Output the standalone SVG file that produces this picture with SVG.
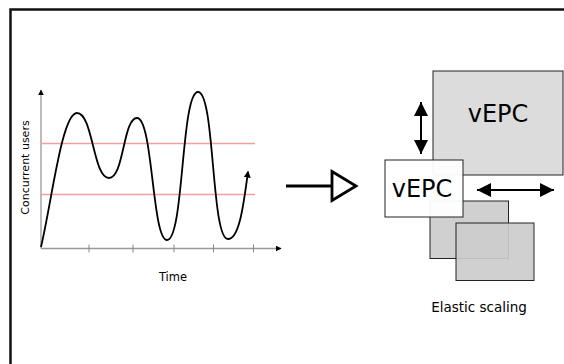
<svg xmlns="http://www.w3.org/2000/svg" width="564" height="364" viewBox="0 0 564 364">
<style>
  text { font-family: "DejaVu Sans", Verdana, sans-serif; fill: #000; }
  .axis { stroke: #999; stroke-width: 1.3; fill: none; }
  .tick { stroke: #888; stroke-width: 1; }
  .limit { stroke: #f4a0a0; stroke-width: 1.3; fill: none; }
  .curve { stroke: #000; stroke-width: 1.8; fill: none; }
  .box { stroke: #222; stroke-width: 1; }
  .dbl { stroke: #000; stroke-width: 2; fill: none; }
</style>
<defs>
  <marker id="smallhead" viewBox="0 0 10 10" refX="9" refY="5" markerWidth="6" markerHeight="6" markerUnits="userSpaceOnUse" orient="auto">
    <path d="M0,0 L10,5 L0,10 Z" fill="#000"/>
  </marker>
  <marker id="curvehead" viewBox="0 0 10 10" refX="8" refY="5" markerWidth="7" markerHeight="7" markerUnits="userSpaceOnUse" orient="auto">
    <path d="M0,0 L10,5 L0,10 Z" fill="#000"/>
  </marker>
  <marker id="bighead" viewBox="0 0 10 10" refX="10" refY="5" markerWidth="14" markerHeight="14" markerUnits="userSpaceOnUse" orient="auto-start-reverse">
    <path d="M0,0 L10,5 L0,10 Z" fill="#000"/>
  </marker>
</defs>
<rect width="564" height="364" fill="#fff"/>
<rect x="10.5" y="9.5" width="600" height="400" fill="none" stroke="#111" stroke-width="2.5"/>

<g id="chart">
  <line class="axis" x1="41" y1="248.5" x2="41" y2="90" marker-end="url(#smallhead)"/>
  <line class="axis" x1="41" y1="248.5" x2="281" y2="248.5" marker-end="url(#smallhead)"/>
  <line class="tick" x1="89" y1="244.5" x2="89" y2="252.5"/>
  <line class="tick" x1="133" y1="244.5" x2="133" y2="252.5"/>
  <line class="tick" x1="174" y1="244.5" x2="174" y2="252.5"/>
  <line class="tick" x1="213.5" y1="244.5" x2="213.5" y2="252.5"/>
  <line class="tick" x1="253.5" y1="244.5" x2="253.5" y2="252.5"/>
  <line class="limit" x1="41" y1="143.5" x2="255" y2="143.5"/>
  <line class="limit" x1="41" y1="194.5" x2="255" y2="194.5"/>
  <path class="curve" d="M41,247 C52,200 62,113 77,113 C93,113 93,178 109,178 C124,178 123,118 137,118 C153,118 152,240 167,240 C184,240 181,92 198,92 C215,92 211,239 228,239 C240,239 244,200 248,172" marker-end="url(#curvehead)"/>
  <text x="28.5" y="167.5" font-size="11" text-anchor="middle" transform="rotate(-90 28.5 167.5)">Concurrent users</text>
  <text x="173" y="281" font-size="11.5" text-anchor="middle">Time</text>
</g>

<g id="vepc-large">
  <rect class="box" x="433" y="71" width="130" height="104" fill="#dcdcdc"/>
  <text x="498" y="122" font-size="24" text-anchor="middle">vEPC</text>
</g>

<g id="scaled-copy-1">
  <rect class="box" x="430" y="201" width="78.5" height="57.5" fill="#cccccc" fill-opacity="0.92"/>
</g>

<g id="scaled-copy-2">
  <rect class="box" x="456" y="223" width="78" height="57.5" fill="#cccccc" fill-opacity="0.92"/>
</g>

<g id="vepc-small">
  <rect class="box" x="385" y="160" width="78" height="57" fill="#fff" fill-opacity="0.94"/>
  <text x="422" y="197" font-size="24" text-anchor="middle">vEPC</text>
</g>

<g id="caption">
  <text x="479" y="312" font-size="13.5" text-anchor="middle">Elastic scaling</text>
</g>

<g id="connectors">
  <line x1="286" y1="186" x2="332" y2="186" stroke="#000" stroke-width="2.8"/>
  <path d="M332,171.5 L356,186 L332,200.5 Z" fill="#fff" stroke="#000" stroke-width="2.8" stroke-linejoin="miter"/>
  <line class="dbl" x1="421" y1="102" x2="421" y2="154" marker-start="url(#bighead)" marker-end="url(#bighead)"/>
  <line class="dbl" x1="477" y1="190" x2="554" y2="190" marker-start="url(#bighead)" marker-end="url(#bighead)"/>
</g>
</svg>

-------

Except for the pictures, reproduce every line exactly.

**RESULT**
Output the standalone SVG file that produces this picture with SVG.
<svg xmlns="http://www.w3.org/2000/svg" width="564" height="364" viewBox="0 0 564 364">
<style>
  text { font-family: "DejaVu Sans", Verdana, sans-serif; fill: #000; }
  .axis { stroke: #999; stroke-width: 1.3; fill: none; }
  .tick { stroke: #888; stroke-width: 1; }
  .limit { stroke: #f4a0a0; stroke-width: 1.3; fill: none; }
  .curve { stroke: #000; stroke-width: 1.8; fill: none; }
  .box { stroke: #222; stroke-width: 1; }
  .dbl { stroke: #000; stroke-width: 2; fill: none; }
</style>
<defs>
  <marker id="smallhead" viewBox="0 0 10 10" refX="9" refY="5" markerWidth="6" markerHeight="6" markerUnits="userSpaceOnUse" orient="auto">
    <path d="M0,0 L10,5 L0,10 Z" fill="#000"/>
  </marker>
  <marker id="curvehead" viewBox="0 0 10 10" refX="8" refY="5" markerWidth="7" markerHeight="7" markerUnits="userSpaceOnUse" orient="auto">
    <path d="M0,0 L10,5 L0,10 Z" fill="#000"/>
  </marker>
  <marker id="bighead" viewBox="0 0 10 10" refX="10" refY="5" markerWidth="14" markerHeight="14" markerUnits="userSpaceOnUse" orient="auto-start-reverse">
    <path d="M0,0 L10,5 L0,10 Z" fill="#000"/>
  </marker>
</defs>
<rect width="564" height="364" fill="#fff"/>
<rect x="10.5" y="9.5" width="600" height="400" fill="none" stroke="#111" stroke-width="2.5"/>

<g id="chart">
  <line class="axis" x1="41" y1="248.5" x2="41" y2="90" marker-end="url(#smallhead)"/>
  <line class="axis" x1="41" y1="248.5" x2="281" y2="248.5" marker-end="url(#smallhead)"/>
  <line class="tick" x1="89" y1="244.5" x2="89" y2="252.5"/>
  <line class="tick" x1="133" y1="244.5" x2="133" y2="252.5"/>
  <line class="tick" x1="174" y1="244.5" x2="174" y2="252.5"/>
  <line class="tick" x1="213.5" y1="244.5" x2="213.5" y2="252.5"/>
  <line class="tick" x1="253.5" y1="244.5" x2="253.5" y2="252.5"/>
  <line class="limit" x1="41" y1="143.5" x2="255" y2="143.5"/>
  <line class="limit" x1="41" y1="194.5" x2="255" y2="194.5"/>
  <path class="curve" d="M41,247 C52,200 62,113 77,113 C93,113 93,178 109,178 C124,178 123,118 137,118 C153,118 152,240 167,240 C184,240 181,92 198,92 C215,92 211,239 228,239 C240,239 244,200 248,172" marker-end="url(#curvehead)"/>
  <text x="28.5" y="167.5" font-size="11" text-anchor="middle" transform="rotate(-90 28.5 167.5)">Concurrent users</text>
  <text x="173" y="281" font-size="11.5" text-anchor="middle">Time</text>
</g>

<g id="vepc-large">
  <rect class="box" x="433" y="71" width="130" height="104" fill="#dcdcdc"/>
  <text x="498" y="122" font-size="24" text-anchor="middle">vEPC</text>
</g>

<g id="scaled-copy-1">
  <rect class="box" x="430" y="201" width="78.5" height="57.5" fill="#cccccc" fill-opacity="0.92"/>
</g>

<g id="scaled-copy-2">
  <rect class="box" x="456" y="223" width="78" height="57.5" fill="#cccccc" fill-opacity="0.92"/>
</g>

<g id="vepc-small">
  <rect class="box" x="385" y="160" width="78" height="57" fill="#fff" fill-opacity="0.94"/>
  <text x="422" y="197" font-size="24" text-anchor="middle">vEPC</text>
</g>

<g id="caption">
  <text x="479" y="312" font-size="13.5" text-anchor="middle">Elastic scaling</text>
</g>

<g id="connectors">
  <line x1="286" y1="186" x2="332" y2="186" stroke="#000" stroke-width="2.8"/>
  <path d="M332,171.5 L356,186 L332,200.5 Z" fill="#fff" stroke="#000" stroke-width="2.8" stroke-linejoin="miter"/>
  <line class="dbl" x1="421" y1="102" x2="421" y2="154" marker-start="url(#bighead)" marker-end="url(#bighead)"/>
  <line class="dbl" x1="477" y1="190" x2="554" y2="190" marker-start="url(#bighead)" marker-end="url(#bighead)"/>
</g>
</svg>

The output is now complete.